Autopsie littéraire de la gauche française

Par Yvan Lebreton, le 18 janvier 2022

 

Autopsie littéraire de la gauche française
(sur Le Voyant d’Etampes d’Abel Quentin, éd. de L’Observatoire, 2021)

 

Je viens d’achever la lecture passionnante d’un livre très pauissant dans sa construction et très éclairant par sa brûlante actualité.

Le narrateur, Jean Roscoff, est un universitaire à la retraite qui aurait pu briller dans son domaine, l’histoire contemporaine des USA, mais l’Histoire se joue de lui et le condamne à différents échecs retentissants.

Jeune universitaire, il a entrepris un livre sur le fameux couple Rosenberg, ardemment défendu par Sartre et toute la gauche, mais deux jours après la parution de son livre, la CIA révèle de manière éclatante que les époux Rosenberg étaient bien des espions au service du KGB ! Son livre est retiré des librairies, Roscoff est seul à assumer un parti-pris idéologique que pourtant toute la gauche aurait dû endosser avec lui.

Retraité, il reprend, quarante ans plus tard, un projet de livre sur un poète étatsunien, familier des existentialistes et de Sartre, musicien de jazz, mort mystérieusement près de Paris, à Etampes : Robert Willow. Le narrateur voit dans ce projet un double couronnement, celui d’un poète injustement oublié, et surtout peut-être sa propre réhabilitation auprès de ses collègues universitaires.
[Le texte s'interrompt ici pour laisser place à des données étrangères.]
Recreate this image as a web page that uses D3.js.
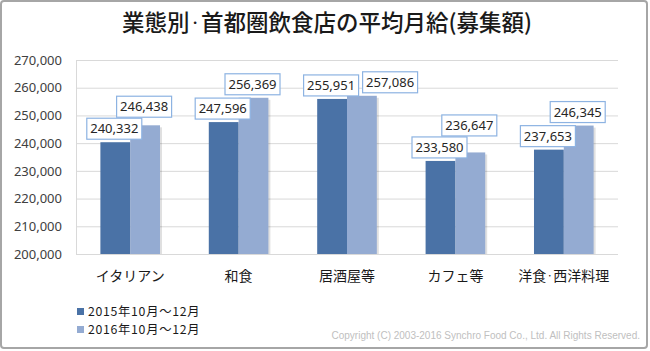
<!DOCTYPE html>
<html>
<head>
<meta charset="utf-8">
<script src="https://cdn.jsdelivr.net/npm/d3@7"></script>
<style>
  body { margin: 0; background: #fff; }
  text { font-family: "Noto Sans CJK JP", "Noto Sans", sans-serif; }
</style>
</head>
<body>
<div id="chart"></div>
<script>
const categories = ["イタリアン", "和食", "居酒屋等", "カフェ等", "洋食・西洋料理"];
const seriesNames = ["2015年10月～12月", "2016年10月～12月"];
const values2015 = [240332, 247596, 255951, 233580, 237653];
const values2016 = [246438, 256369, 257086, 236647, 246345];
const yTicks = [200000, 210000, 220000, 230000, 240000, 250000, 260000, 270000];
const colors = ["#4a72a6", "#94abd2"];
const titleText = "業態別・首都圏飲食店の平均月給(募集額)";

const W = 650, H = 351;
const margin = { top: 60, right: 32, bottom: 97, left: 76 };
const width = W - margin.left - margin.right;
const height = H - margin.top - margin.bottom;

const svg = d3.select("#chart").append("svg")
  .attr("width", W)
  .attr("height", H);

// outer frame
svg.append("rect")
  .attr("x", 1).attr("y", 1)
  .attr("width", W - 4).attr("height", H - 4)
  .attr("rx", 3)
  .attr("fill", "#fff")
  .attr("stroke", "#a6a6a6")
  .attr("stroke-width", 2);

// the middle dot is drawn smaller so it stays narrow like the original
function narrowDots(sel, str, fs) {
  const parts = str.split("・");
  const small = fs * 0.5;
  const lift = (fs - small) * 0.38;
  parts.forEach((p, i) => {
    if (i > 0) {
      sel.append("tspan").attr("dy", -lift).attr("font-size", small + "px").text("・");
      sel.append("tspan").attr("dy", lift).text(p);
    } else {
      sel.append("tspan").text(p);
    }
  });
}

const title = svg.append("text")
  .attr("x", 327)
  .attr("y", 31)
  .attr("text-anchor", "middle")
  .attr("font-size", "22.5px")
  .attr("font-weight", 500)
  .attr("fill", "#1a1a1a");
narrowDots(title, titleText, 22.5);

const g = svg.append("g")
  .attr("transform", `translate(${margin.left},${margin.top})`);

const x = d3.scaleBand().domain(categories).range([0, width]).paddingInner(0.45).paddingOuter(0.225);
const xSub = d3.scaleBand().domain([0, 1]).range([0, x.bandwidth()]);
const y = d3.scaleLinear().domain([200000, 270000]).range([height, 0]);

// grid
g.selectAll(".grid").data(yTicks).enter().append("line")
  .attr("x1", 0).attr("x2", width)
  .attr("y1", d => y(d) + 0.5).attr("y2", d => y(d) + 0.5)
  .attr("stroke", "#d9d9d9");
g.append("line")
  .attr("x1", 0.5).attr("x2", 0.5)
  .attr("y1", 0).attr("y2", height)
  .attr("stroke", "#d9d9d9");

// y axis
const yAxis = d3.axisLeft(y).tickValues(yTicks).tickSize(0).tickPadding(14).tickFormat(d3.format(","));
const ya = g.append("g").call(yAxis);
ya.select(".domain").remove();
ya.selectAll("text")
  .attr("font-size", "13px")
  .attr("fill", "#404040")
  .style("font-family", "'Noto Sans', sans-serif");

// x axis labels
const xAxis = d3.axisBottom(x).tickSize(0).tickPadding(14).tickFormat(() => "");
const xa = g.append("g").attr("transform", `translate(0,${height})`).call(xAxis);
xa.select(".domain").remove();
xa.selectAll(".tick text").remove();
xa.selectAll(".tick").append("text")
  .attr("y", 27)
  .attr("text-anchor", "middle")
  .attr("font-size", "14px")
  .attr("fill", "#1a1a1a")
  .each(function(d) { narrowDots(d3.select(this), d, 14); });

const rows = categories.map((c, i) => ({ cat: c, vals: [values2015[i], values2016[i]] }));

const groups = g.selectAll(".grp").data(rows).enter().append("g")
  .attr("transform", d => `translate(${x(d.cat)},0)`);

const bars = groups.selectAll(".bar")
  .data(d => d.vals.map((v, s) => ({ v, s })))
  .enter();

// soft shadow
bars.append("rect")
  .attr("x", d => xSub(d.s) + 2)
  .attr("y", d => y(d.v) + 2)
  .attr("width", xSub.bandwidth())
  .attr("height", d => height - y(d.v) - 2)
  .attr("fill", "#000")
  .attr("opacity", 0.12);

bars.append("rect")
  .attr("x", d => xSub(d.s))
  .attr("y", d => y(d.v))
  .attr("width", xSub.bandwidth())
  .attr("height", d => height - y(d.v))
  .attr("fill", d => colors[d.s]);

// value labels, the second one nudged when it would collide with the first
const fmt = d3.format(",");
const boxW = 55, boxH = 21;
function labelPos(vals) {
  const p = vals.map((v, s) => ({ v, s, cx: xSub(s) + xSub.bandwidth() / 2 - 1, bottom: y(v) - 3 }));
  const a = p[0], b = p[1];
  const overlapX = Math.abs(a.cx - b.cx) < boxW;
  const overlapY = Math.abs(a.bottom - b.bottom) < boxH;
  if (overlapX && overlapY) {
    if (Math.abs(a.bottom - b.bottom) < 6) b.cx = a.cx + boxW + 4;
    else b.bottom = a.bottom - boxH - 1;
  }
  return p;
}

const lab = groups.selectAll(".lab")
  .data(d => labelPos(d.vals))
  .enter().append("g")
  .attr("transform", d => `translate(${d.cx},${d.bottom})`);

lab.append("rect")
  .attr("x", -boxW / 2).attr("y", -boxH)
  .attr("width", boxW).attr("height", boxH)
  .attr("fill", "#fff")
  .attr("stroke", "#8db3e2")
  .attr("stroke-width", 1.2);

lab.append("text")
  .attr("x", 0).attr("y", -6)
  .attr("text-anchor", "middle")
  .attr("font-size", "13px")
  .attr("fill", "#262626")
  .style("font-family", "'Noto Sans', sans-serif")
  .text(d => fmt(d.v));

// legend
const leg = svg.append("g").attr("transform", "translate(77,308)");
const li = leg.selectAll(".li").data(seriesNames).enter().append("g")
  .attr("transform", (d, i) => `translate(0,${i * 18})`);
li.append("rect").attr("width", 7).attr("height", 7).attr("fill", (d, i) => colors[i]);
li.append("text")
  .attr("x", 11).attr("y", 8.3)
  .attr("font-size", "12.3px")
  .attr("letter-spacing", "0.7px")
  .attr("fill", "#1a1a1a")
  .text(d => d);

svg.append("text")
  .attr("x", 640)
  .attr("y", 339)
  .attr("text-anchor", "end")
  .attr("font-size", "10px")
  .attr("fill", "#c0c0c0")
  .style("font-family", "'Liberation Sans Narrow', 'Liberation Sans', sans-serif")
  .text("Copyright (C) 2003-2016  Synchro Food Co., Ltd. All Rights Reserved.");
</script>
</body>
</html>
Pour lui, ce poète est un frère en poésie, un frère humain dont il peut comprendre et partager le parcours et les poèmes… Hélas, dans son ouvrage, Jean Roscoff indique de manière trop secondaire que Robert Willow est un Noir !

C’était ne pas tenir compte du « changement de paradigme » et de l’émergence puissante, furieuse et vengeresse du « wokisme » ! Comment un Blanc peut-il évoquer la situation d’un Noir, en faire un livre et une source d’éventuels revenus ? C’est de « l’appropriation culturelle » ! C’est la marque d’un racisme systémique, d’un esprit colonialiste, d’une domination blanche inacceptable ! Jean Roscoff a donc commis le crime d’« appropriation culturelle » ! Les militants woke et les réseaux sociaux se déchaînent, la presse et la radio amplifient la clameur indignée, les agressions matérielles à son domicile se multiplient, et finalement la fille de Roscoff, Léonie (si peu léonine), est brutalement agressée, comme un possible avant-goût de ce qui pourrait arriver à son père. Finalement, poussé par ses proches, pour sauver sa peau, Jean Roscoff sera conduit à faire son auto-critique sous contrainte woke, comme au temps de Staline, de Mao, de Pol-Pot…
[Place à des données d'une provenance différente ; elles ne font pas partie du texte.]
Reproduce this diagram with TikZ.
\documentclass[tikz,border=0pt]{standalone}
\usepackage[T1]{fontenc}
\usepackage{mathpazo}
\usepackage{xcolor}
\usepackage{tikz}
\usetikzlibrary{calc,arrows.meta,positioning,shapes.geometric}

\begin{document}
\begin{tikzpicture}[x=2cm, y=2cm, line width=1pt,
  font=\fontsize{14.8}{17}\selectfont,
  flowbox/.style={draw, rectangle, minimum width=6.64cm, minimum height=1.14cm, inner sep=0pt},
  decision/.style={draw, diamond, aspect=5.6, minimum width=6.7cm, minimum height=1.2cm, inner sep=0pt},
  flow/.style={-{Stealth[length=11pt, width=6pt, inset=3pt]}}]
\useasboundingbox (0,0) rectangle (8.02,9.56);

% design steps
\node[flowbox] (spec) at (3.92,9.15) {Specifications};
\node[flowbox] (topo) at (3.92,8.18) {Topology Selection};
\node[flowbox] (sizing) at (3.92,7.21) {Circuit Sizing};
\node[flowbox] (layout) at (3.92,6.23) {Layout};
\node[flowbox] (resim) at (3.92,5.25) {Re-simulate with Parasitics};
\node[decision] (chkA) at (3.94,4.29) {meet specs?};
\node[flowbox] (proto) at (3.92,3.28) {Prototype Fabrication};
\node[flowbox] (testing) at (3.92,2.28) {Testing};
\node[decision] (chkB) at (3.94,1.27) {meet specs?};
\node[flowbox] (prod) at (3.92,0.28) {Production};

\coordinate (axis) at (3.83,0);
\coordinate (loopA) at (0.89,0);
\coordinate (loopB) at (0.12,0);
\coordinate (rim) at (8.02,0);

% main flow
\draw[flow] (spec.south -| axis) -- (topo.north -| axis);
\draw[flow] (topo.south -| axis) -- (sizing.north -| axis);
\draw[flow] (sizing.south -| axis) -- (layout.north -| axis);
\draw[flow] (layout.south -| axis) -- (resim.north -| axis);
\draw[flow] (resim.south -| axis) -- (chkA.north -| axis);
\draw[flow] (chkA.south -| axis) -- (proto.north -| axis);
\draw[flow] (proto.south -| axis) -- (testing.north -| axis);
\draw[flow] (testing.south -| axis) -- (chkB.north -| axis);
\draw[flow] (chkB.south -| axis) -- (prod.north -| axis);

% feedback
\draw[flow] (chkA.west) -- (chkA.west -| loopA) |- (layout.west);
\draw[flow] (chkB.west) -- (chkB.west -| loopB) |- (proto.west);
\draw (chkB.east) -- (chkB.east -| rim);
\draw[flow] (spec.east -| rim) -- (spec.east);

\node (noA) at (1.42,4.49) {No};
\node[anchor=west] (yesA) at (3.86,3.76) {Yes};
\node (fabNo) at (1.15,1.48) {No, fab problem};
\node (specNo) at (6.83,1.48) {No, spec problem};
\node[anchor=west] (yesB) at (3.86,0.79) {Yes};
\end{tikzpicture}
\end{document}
Ainsi, et pour la seconde fois, l’universitaire Jean Roscoff est débouté par l’Histoire : cette fois-ci, il n’a pas été attentif à la montée d’un progressisme totalitaire qui entend régenter la pensée et la parole des Blancs, forcément coupables de tous les maux, les Blancs vus comme la source unique et universelle du mal. Échec retentissant, Roscoff est seul contre tous, abandonné de tous et particulièrement du monde universitaire, agressé et honni par des centaines de milliers de posts fulminants sur les réseaux sociaux. Son sentiment de fraternité avec un poète noir lui vaut cruellement une paradoxale condamnation universelle…
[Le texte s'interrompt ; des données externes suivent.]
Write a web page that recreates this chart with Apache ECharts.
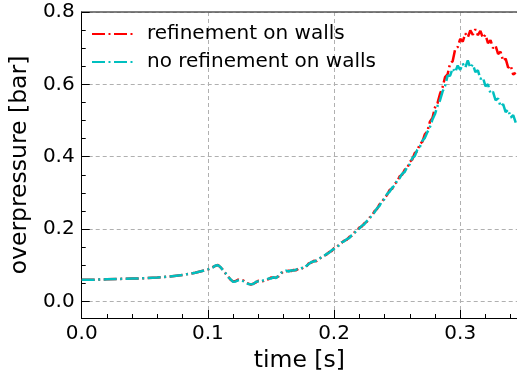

La fin du roman réserve une surprise de taille que l’on taira ici, qui révèle une ultime ironie de l’Histoire à l’encontre du narrateur…

Le personnage principal, Jean Roscoff, prend une allure d’antihéros quelque peu houellebecquien, il se voit en raté à tous les plans : affectif, intellectuel, moral, social, et même physique puisqu’il a sombré dans l’alcoolisme et qu’un AVC l’affaiblira davantage.

Ce roman est précieux par la peinture vraiment passionnante de deux générations : celle d’abord de la jeunesse de gauche avec SOS racisme dans laquelle le narrateur a milité. La dimension lyrique, joyeuse, généreuse s’accompagne d’un arrière plan moins reluisant, plus prosaïque : le sentiment vaniteux de sa propre supériorité morale, le goût pour le confort intellectuel des gagneurs, l’ambition de se faire une place au PS et peut-être à l’Elysée, et le désir de profiter sexuellement d’un positionnement avantageux… Abel Quentin brosse de cette période mitterrandienne un portrait cruel qui sonne juste, il le reprend plus tard dans le roman pour montrer la dérive libérale de tout ce beau monde qui se voyait au sommet de la morale…

Cette première génération va en rencontrer une seconde, celle d’une jeunesse très en pointe actuellement, « indigéniste », « décoloniale », « néoféministe », nourrie des « studies » étatsuniennes, bref : woke. Abel Quentin n’a pas davantage de tendresse pour cette génération qui pratique la dé-construction jusqu’à la destruction, qui fait de l’Occident la source de tout mal. C’est cette génération woke, imbue elle aussi de sa supériorité morale, qui va soulever un tsunami de haine et de proscription à l’encontre de Jean Roscoff. Il faut signaler deux points. Jean Roscoff est accablé par ce qui lui arrive, en souffre jusqu’à craindre pour sa raison, mais il sait se faire l’analyste de ce mouvement woke, il en comprend les ressorts en remontant jusqu’à Sartre, et même en aperçoit certains aspects pertinents : cet appel au respect, à l’égalité et à la justice. Il voit parfaitement la dimension totalitaire de cette idéologie, la violence effective de cette pureté dangereuse qui exige l’abolition de tout ce qui n’est pas elle. On le voit, le narrateur est subtil, mais avec un temps de retard, hélas pour lui.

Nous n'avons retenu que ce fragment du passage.